上面用hash set保存string,浪费了大量的空间,可以考虑用整数存储,即二进制方法。这个思路非常简单,这里一共有四个字母:A,C,G,T。我们转换整数的思路如下:
A = 00,C = 01,G = 10,T = 11。
int key = 0, key = key << 2 | code(A|C|G|T)。 //左移两位再跟上ACGT对应的code
这样我们就很容易把一个字符串转换为整数了。 然后hash set里面保存整数就可以了。
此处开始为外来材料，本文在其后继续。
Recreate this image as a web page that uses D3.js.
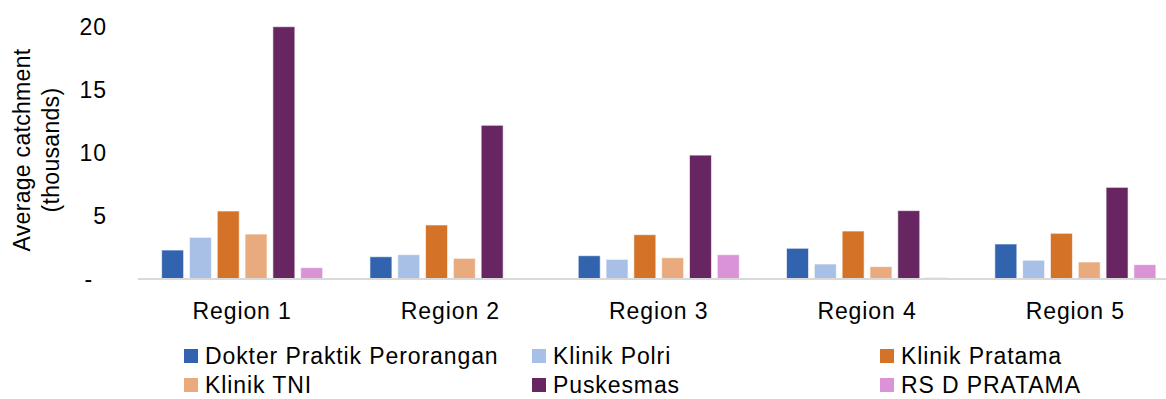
<!DOCTYPE html>
<html>
<head>
<meta charset="utf-8">
<script src="https://cdn.jsdelivr.net/npm/d3@7"></script>
<style>
  html, body { margin: 0; padding: 0; background: #fff; }
  svg text { font-family: "Liberation Sans", Arial, sans-serif; fill: #000; }
</style>
</head>
<body>
<svg id="chart" width="1166" height="399"></svg>
<script>
const regions = ["Region 1", "Region 2", "Region 3", "Region 4", "Region 5"];
const seriesNames = ["Dokter Praktik Perorangan", "Klinik Polri", "Klinik Pratama", "Klinik TNI", "Puskesmas", "RS D PRATAMA"];
const seriesColors = ["#3263AF", "#A8C0E6", "#D47228", "#E9AB7E", "#672662", "#D993D6"];
const dokterPraktik = [2.26, 1.73, 1.81, 2.40, 2.74];
const klinikPolri   = [3.27, 1.89, 1.52, 1.15, 1.45];
const klinikPratama = [5.36, 4.25, 3.48, 3.77, 3.59];
const klinikTNI     = [3.53, 1.60, 1.65, 0.94, 1.31];
const puskesmas     = [20.0, 12.17, 9.80, 5.39, 7.24];
const rsdPratama    = [0.86, 0.00, 1.89, 0.07, 1.10];
const yTicks = [0, 5, 10, 15, 20];
const yTitle = ["Average catchment", "(thousands)"];

const seriesValues = [dokterPraktik, klinikPolri, klinikPratama, klinikTNI, puskesmas, rsdPratama];

const svg = d3.select("#chart");
const plotLeft = 138, plotRight = 1179.5, plotTop = 26.7, plotBottom = 278.5;

const x0 = d3.scaleBand().domain(regions).range([plotLeft, plotRight]).paddingInner(0.227).paddingOuter(0.1135);
const x1 = d3.scaleBand().domain(seriesNames).range([0, x0.bandwidth()]).paddingInner(0.21).paddingOuter(0);
const y = d3.scaleLinear().domain([0, 20]).range([plotBottom, plotTop]);

// bars
const groups = svg.append("g").selectAll("g").data(regions).join("g")
  .attr("transform", d => `translate(${x0(d)},0)`);
groups.selectAll("rect")
  .data((r, i) => seriesNames.map((s, j) => ({ s, j, v: seriesValues[j][i] })))
  .join("rect")
  .attr("x", d => x1(d.s))
  .attr("width", x1.bandwidth())
  .attr("y", d => y(d.v))
  .attr("height", d => Math.max(0, plotBottom - y(d.v)))
  .attr("fill", (d) => seriesColors[d.j])
  .attr("stroke", "#fff")
  .attr("stroke-opacity", 0.6)
  .attr("stroke-width", 1);

// x axis line
svg.append("line")
  .attr("x1", plotLeft).attr("x2", plotRight)
  .attr("y1", plotBottom + 0.5).attr("y2", plotBottom + 0.5)
  .attr("stroke", "#D9D9D9").attr("stroke-width", 2);

// x labels
svg.append("g").selectAll("text").data(regions).join("text")
  .attr("x", d => x0(d) + x0.bandwidth() / 2)
  .attr("y", 319)
  .attr("text-anchor", "middle")
  .attr("font-size", 23)
  .attr("letter-spacing", 0.9)
  .text(d => d);

// y axis
const yAxis = d3.axisLeft(y).tickValues(yTicks).tickSize(0).tickPadding(0)
  .tickFormat(d => d === 0 ? "-" : d3.format("d")(d));
const ya = svg.append("g").attr("transform", "translate(107,0)").call(yAxis);
ya.select(".domain").remove();
ya.selectAll("text")
  .attr("font-size", 23)
  .attr("font-family", "Liberation Sans, Arial, sans-serif")
  .attr("letter-spacing", 0.9)
  .attr("fill", "#000")
  .attr("dy", "0.36em")
  .attr("dx", d => d === 0 ? -14 : 0);

// y title
const yt = svg.append("text")
  .attr("transform", "translate(0,150) rotate(-90)")
  .attr("text-anchor", "middle")
  .attr("font-size", 23)
  .attr("letter-spacing", 0.3);
yt.selectAll("tspan").data(yTitle).join("tspan")
  .attr("x", 0)
  .attr("y", (d, i) => 30 + i * 29)
  .text(d => d);

// legend
const legCols = [184, 532, 880];
const legRows = [356, 385];
const leg = svg.append("g").selectAll("g").data(seriesNames).join("g")
  .attr("transform", (d, i) => `translate(${legCols[i % 3]},${legRows[Math.floor(i / 3)]})`);
leg.append("rect").attr("x", 0).attr("y", -7).attr("width", 14).attr("height", 14)
  .attr("fill", (d, i) => seriesColors[i]);
leg.append("text").attr("x", 21).attr("y", 0).attr("dy", "0.34em")
  .attr("font-size", 23).attr("letter-spacing", 0.9).text(d => d);
</script>
</body>
</html>
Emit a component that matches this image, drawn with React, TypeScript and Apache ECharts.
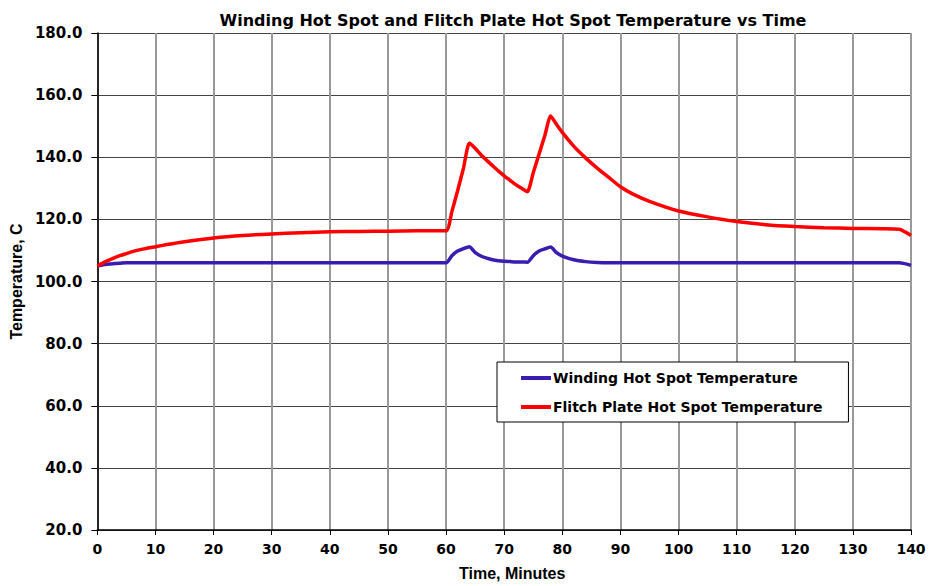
import React, { useEffect, useRef } from "react";
import * as echarts from "echarts";

const times = [0, 1, 2, 3, 4, 5, 6, 8, 10, 12, 15, 20, 25, 30, 35, 40, 45, 50, 55, 60, 61, 62, 63, 64, 65, 66, 67, 68, 69, 70, 71, 72, 73, 74, 75, 76, 77, 78, 79, 80, 82, 84, 86, 88, 90, 92, 95, 100, 105, 110, 115, 120, 125, 130, 135, 138, 140];

const windingHotSpot = [105.0, 105.4, 105.6, 105.8, 105.9, 106.0, 106.0, 106.0, 106.0, 106.0, 106.0, 106.0, 106.0, 106.0, 106.0, 106.0, 106.0, 106.0, 106.0, 106.0, 108.3, 109.8, 110.6, 111.2, 109.4, 108.2, 107.5, 107.0, 106.7, 106.5, 106.4, 106.3, 106.3, 106.2, 108.3, 109.8, 110.5, 111.1, 109.3, 108.2, 107.0, 106.4, 106.1, 106.0, 106.0, 106.0, 106.0, 106.0, 106.0, 106.0, 106.0, 106.0, 106.0, 106.0, 106.0, 106.0, 105.2];

const flitchPlateHotSpot = [105.0, 106.0, 106.9, 107.7, 108.4, 109.0, 109.6, 110.5, 111.2, 111.9, 112.8, 114.0, 114.8, 115.3, 115.7, 116.0, 116.1, 116.2, 116.3, 116.3, 122.5, 129.3, 136.5, 144.5, 142.9, 140.8, 139.0, 137.3, 135.6, 134.0, 132.6, 131.2, 130.0, 128.9, 135.0, 141.0, 147.0, 153.3, 150.6, 148.0, 143.5, 139.8, 136.5, 133.5, 130.5, 128.3, 125.8, 122.7, 120.8, 119.3, 118.3, 117.7, 117.3, 117.1, 117.0, 116.8, 114.8];

const seriesNames = ["Winding Hot Spot Temperature", "Flitch Plate Hot Spot Temperature"];
const titleText = "Winding Hot Spot and Flitch Plate Hot Spot Temperature vs Time";
const xName = "Time, Minutes";
const yName = "Temperature, C";

const WIDE = "'DejaVu Sans', Verdana, sans-serif";
const NARROW = "'Liberation Sans', Arial, sans-serif";

export default function App() {
  const ref = useRef<HTMLDivElement>(null);
  useEffect(() => {
    if (!ref.current) return;
    const chart = echarts.init(ref.current, null, { renderer: "svg" });
    const pair = (vals: number[]) => times.map((t, i) => [t, vals[i]]);
    chart.setOption({
      animation: false,
      backgroundColor: "#fff",
      title: {
        text: titleText,
        left: 508,
        top: 7,
        textAlign: "center",
        textStyle: { fontFamily: WIDE, fontWeight: "bold", fontSize: 16, color: "#000" },
      },
      grid: { left: 97, right: 18, top: 33, bottom: 51, containLabel: false },
      legend: {
        orient: "vertical",
        left: 497,
        top: 362,
        backgroundColor: "#fff",
        borderColor: "#000",
        borderWidth: 1,
        borderRadius: 0,
        padding: [9, 26, 8, 24],
        itemGap: 15,
        itemWidth: 30,
        itemHeight: 4,
        icon: "rect",
        textStyle: { fontFamily: WIDE, fontWeight: "bold", fontSize: 14, color: "#000", padding: [0, 0, 0, -3] },
        data: seriesNames,
      },
      xAxis: {
        type: "value",
        min: 0,
        max: 140,
        interval: 10,
        name: xName,
        nameLocation: "middle",
        nameGap: 35,
        nameTextStyle: { fontFamily: NARROW, fontWeight: "bold", fontSize: 16, color: "#000", padding: [0, 0, 0, 16] },
        axisLine: { show: true, onZero: false, lineStyle: { color: "#000", width: 1.5 } },
        axisTick: { show: true, length: 5, lineStyle: { color: "#000" } },
        axisLabel: { fontFamily: WIDE, fontWeight: "bold", fontSize: 14, color: "#000", margin: 12 },
        splitLine: { show: true, lineStyle: { color: "#999", width: 2 } },
      },
      yAxis: {
        type: "value",
        min: 20,
        max: 180,
        interval: 20,
        name: yName,
        nameLocation: "middle",
        nameGap: 73,
        nameTextStyle: { fontFamily: NARROW, fontWeight: "bold", fontSize: 16, color: "#000" },
        axisLine: { show: true, onZero: false, lineStyle: { color: "#000", width: 1.5 } },
        axisTick: { show: true, length: 6, lineStyle: { color: "#000" } },
        axisLabel: {
          fontFamily: WIDE,
          fontWeight: "bold",
          fontSize: 15,
          color: "#000",
          margin: 15,
          formatter: (v: number) => v.toFixed(1),
        },
        splitLine: { show: true, lineStyle: { color: "#444", width: 1 } },
      },
      series: [
        {
          name: seriesNames[0],
          type: "line",
          data: pair(windingHotSpot),
          showSymbol: false,
          smooth: 0.2,
          color: "#3a1cb0",
          lineStyle: { width: 3.5, color: "#3a1cb0" },
          z: 3,
        },
        {
          name: seriesNames[1],
          type: "line",
          data: pair(flitchPlateHotSpot),
          showSymbol: false,
          smooth: 0.2,
          color: "#ff0000",
          lineStyle: { width: 3.5, color: "#ff0000" },
          z: 4,
        },
      ],
    });
    return () => chart.dispose();
  }, []);
  return <div ref={ref} style={{ width: 929, height: 586, position: "absolute", left: 0, top: 0 }} />;
}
因为只是10为的substring,占20位,没有超过int的32位,所以是可行的。
class Solution {
public:
vector<string> findRepeatedDnaSequences(string s) {
vector<string> result;
if(s.length() <= 10) return result;
unordered_map<int, int> counter; //count the repeatation of substrings
for(int i=0; i<=s.length()-10; i++) {
string sub = s.substr(i, 10);
int key = GetKey(sub);
if(counter[key]++ == 1) {
result.emplace_back(sub);
}
}
return result;
}
private:
//encode the string with binary code
int GetKey(string &s) {
int key = 0;
int code = 0;
for(auto const& c : s) {
switch(c) {
case 'A':
//00
code = 0;
break;
case 'C':
//01
code = 1;
break;
case 'G':
//10
code = 2;
break;
case 'T':
//11
code = 3;
break;
default:
code = 0;
}
key = key << 2 | code;
}
return key;
}
};
更简洁的写法:
class Solution {
public:
vector<string> findRepeatedDnaSequences(string s) {
vector<string> result;
if(s.length() <= 10) return result;
unordered_map<int, int> counter; //count the repeatation of substrings
//code for A, C, G, T
int code[26] = {0};
code[0] = 0; // 'A' -- '00'
code[2] = 1; // 'C' --01 C-A==2
code['G'-'A'] = 2;
code['T'-'A'] = 3;
for(int i=0; i<=s.length()-10; i++) {
//string sub = s.substr(i, 10);
//int key = GetKey(sub);
//get key for a 10-letter substring, don't use sutstr function here.
int key = 0;
for(int j=i; j<i+10; j++) {
key = key << 2 | code[s[j]-'A'];
}
if(counter[key]++ == 1) {
result.emplace_back(s.substr(i, 10));//construct sub string here
}
}
return result;
}
};
Solution - vis Trie
用Trie也能节省空间并且方便统计次数,但是还是谁memory limit。
但如果是动态的input string的话用Trie明显更好。
class DnaSubSeq {
public:
DnaSubSeq() {
root = new Node();
root->count = 0;
}
//return frequency of s
int addSequ(string s) {
Node *cur = root;
for(auto const& c : s) {
if(cur->neighbors.find(c) == cur->neighbors.end()) {
cur->neighbors[c] = new Node();
}
cur = cur->neighbors[c];
}
cur->count++;
return cur->count;
}
private:
struct Node {
int count = 0;
unordered_map<char, Node*> neighbors;
Node() {};
};
Node *root;
};
class Solution {
public:
vector<string> findRepeatedDnaSequences(string s) {
vector<string> result;
if(s.length() <=10) return result;
DnaSubSeq dna_sub;
for(int i=0; i<=s.length()-10; i++) {
string sub = s.substr(i, 10);
if(dna_sub.addSequ(sub) == 2) {
result.emplace_back(sub);
}
}
return result;
}
};